WHAT IS EXPECTED -
Reply with one number: the count of lines in the records below that hold "this".

SUPPLIED MATERIAL -
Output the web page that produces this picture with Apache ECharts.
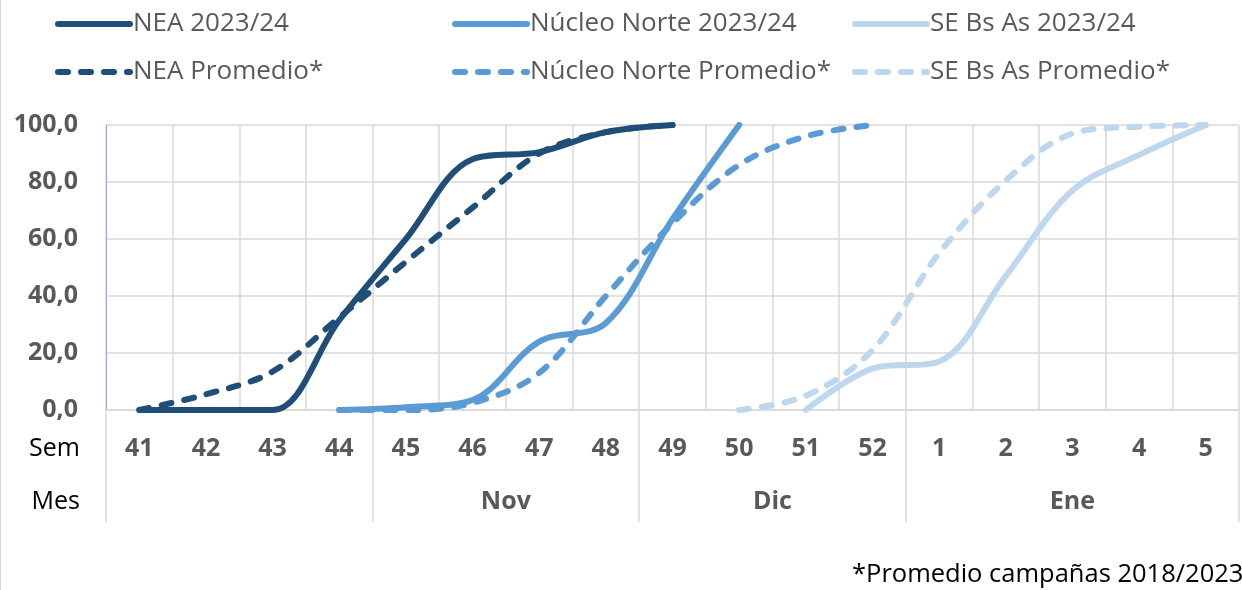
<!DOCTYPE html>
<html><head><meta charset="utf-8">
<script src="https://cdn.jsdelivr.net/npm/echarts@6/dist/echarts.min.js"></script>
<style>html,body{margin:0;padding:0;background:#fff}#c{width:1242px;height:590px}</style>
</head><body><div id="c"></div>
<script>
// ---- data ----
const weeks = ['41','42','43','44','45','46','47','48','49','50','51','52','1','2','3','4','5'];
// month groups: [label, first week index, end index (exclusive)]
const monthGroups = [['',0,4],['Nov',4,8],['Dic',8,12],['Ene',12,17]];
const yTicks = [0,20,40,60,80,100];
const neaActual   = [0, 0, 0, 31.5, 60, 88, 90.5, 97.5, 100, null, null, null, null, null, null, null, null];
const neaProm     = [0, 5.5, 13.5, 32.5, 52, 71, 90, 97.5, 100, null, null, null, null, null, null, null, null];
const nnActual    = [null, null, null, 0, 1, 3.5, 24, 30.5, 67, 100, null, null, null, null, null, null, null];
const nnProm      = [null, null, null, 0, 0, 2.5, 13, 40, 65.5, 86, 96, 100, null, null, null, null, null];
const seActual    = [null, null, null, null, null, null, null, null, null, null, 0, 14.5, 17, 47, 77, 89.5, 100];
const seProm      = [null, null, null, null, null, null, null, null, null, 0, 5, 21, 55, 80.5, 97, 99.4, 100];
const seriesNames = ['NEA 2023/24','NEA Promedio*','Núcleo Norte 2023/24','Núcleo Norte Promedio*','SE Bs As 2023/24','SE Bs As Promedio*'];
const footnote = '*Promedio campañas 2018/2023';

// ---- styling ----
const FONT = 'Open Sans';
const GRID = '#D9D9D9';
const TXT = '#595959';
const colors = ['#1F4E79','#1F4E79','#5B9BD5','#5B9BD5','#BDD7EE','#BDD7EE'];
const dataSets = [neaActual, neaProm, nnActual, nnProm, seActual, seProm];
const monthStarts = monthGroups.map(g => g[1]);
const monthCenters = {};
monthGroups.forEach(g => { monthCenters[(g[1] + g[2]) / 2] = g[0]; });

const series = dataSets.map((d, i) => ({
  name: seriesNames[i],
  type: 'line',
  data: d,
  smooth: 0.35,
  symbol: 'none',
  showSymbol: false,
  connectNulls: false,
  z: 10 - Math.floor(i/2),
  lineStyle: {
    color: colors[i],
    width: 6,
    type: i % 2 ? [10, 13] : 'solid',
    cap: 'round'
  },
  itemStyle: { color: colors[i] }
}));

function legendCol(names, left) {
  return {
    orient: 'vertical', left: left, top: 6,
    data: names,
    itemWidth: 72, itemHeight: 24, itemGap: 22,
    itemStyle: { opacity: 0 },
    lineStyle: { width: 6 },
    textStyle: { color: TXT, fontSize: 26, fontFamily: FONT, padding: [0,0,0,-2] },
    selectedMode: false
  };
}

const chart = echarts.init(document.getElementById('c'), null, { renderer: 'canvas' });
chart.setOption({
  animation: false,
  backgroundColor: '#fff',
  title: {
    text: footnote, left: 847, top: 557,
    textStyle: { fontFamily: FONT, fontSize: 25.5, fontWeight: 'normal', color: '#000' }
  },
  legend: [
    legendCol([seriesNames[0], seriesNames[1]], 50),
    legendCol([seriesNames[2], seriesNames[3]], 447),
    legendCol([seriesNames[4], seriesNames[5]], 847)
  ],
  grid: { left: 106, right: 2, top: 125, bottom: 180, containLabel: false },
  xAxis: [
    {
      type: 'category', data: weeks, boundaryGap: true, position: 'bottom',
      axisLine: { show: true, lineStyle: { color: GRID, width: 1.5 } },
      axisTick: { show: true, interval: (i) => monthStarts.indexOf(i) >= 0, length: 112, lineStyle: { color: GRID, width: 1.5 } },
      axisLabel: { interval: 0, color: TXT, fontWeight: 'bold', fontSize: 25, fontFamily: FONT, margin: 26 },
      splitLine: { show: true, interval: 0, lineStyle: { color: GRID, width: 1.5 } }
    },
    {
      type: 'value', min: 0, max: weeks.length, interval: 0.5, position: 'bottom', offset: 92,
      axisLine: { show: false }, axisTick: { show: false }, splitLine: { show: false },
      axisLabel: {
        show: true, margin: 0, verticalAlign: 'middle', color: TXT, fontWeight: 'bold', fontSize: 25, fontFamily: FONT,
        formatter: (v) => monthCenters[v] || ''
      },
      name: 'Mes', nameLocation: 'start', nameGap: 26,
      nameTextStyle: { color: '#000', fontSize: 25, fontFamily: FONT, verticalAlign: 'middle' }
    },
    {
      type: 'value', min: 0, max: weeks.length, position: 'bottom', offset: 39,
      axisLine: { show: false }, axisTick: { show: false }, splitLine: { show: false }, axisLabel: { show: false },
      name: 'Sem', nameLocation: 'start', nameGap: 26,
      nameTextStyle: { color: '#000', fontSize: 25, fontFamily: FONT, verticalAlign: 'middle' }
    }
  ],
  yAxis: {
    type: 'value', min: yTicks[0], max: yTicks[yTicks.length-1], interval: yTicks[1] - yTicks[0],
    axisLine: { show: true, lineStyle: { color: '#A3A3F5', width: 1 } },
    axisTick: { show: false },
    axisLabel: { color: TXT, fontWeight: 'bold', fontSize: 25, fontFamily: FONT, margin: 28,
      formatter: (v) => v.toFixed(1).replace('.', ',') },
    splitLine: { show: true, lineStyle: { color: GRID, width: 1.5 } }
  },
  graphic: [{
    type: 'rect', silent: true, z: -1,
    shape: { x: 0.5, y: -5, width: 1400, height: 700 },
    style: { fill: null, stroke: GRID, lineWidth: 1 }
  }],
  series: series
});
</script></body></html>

* * *

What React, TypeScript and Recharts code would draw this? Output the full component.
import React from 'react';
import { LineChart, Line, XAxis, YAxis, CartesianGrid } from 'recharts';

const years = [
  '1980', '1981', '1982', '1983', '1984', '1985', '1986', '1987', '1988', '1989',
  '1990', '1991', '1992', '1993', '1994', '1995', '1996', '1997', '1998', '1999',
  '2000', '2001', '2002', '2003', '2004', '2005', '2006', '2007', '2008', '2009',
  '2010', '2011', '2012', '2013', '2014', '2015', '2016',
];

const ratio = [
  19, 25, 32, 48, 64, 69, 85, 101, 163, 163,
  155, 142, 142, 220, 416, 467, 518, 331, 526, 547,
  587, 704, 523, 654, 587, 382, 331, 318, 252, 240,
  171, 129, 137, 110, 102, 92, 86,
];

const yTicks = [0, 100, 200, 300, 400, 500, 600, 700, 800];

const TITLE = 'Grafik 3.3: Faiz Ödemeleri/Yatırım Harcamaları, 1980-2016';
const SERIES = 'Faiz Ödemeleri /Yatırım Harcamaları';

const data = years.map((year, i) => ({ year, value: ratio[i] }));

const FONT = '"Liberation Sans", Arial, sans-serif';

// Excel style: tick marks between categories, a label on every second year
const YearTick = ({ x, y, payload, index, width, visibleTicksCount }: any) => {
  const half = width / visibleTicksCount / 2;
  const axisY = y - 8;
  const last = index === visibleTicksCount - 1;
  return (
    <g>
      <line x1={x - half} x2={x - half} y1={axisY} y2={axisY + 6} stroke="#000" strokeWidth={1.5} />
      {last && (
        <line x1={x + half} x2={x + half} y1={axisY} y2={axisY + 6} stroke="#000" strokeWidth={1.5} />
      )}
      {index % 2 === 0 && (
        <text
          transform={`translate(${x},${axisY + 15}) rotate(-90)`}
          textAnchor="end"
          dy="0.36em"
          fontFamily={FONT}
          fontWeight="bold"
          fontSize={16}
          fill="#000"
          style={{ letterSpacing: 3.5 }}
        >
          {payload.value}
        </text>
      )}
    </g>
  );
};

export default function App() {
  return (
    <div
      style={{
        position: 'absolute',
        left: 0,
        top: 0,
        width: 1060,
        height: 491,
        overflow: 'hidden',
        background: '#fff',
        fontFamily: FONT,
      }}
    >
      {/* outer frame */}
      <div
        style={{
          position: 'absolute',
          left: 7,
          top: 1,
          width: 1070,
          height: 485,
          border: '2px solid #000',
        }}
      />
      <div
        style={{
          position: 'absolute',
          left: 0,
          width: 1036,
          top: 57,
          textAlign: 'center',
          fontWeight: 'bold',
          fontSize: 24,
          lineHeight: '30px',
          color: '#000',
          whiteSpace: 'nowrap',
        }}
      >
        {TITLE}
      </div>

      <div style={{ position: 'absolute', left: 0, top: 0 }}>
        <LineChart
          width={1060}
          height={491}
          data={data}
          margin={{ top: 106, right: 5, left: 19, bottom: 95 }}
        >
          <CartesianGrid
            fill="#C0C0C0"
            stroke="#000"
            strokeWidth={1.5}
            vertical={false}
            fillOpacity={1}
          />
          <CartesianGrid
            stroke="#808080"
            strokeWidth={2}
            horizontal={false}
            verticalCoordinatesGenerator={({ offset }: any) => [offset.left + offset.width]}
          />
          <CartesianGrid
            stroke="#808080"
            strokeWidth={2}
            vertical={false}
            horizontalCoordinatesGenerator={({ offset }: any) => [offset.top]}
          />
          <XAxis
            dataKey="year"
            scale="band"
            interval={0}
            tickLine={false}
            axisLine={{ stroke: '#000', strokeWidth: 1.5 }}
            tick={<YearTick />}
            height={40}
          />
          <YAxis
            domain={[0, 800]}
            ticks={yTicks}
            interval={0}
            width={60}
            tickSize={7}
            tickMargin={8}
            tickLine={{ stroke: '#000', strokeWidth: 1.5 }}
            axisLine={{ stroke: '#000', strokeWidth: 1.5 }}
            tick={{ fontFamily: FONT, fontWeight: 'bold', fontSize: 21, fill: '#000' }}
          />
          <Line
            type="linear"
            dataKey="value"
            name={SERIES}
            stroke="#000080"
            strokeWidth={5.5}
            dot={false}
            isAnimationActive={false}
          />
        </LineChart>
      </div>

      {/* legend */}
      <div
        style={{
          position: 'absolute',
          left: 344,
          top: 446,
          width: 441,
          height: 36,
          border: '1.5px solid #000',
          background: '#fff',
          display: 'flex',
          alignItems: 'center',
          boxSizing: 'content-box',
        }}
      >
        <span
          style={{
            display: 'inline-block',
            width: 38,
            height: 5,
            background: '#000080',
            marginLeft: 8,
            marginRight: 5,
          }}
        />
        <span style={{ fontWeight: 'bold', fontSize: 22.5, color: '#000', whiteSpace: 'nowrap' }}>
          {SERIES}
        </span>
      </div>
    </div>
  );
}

SOLUTION BELOW -
2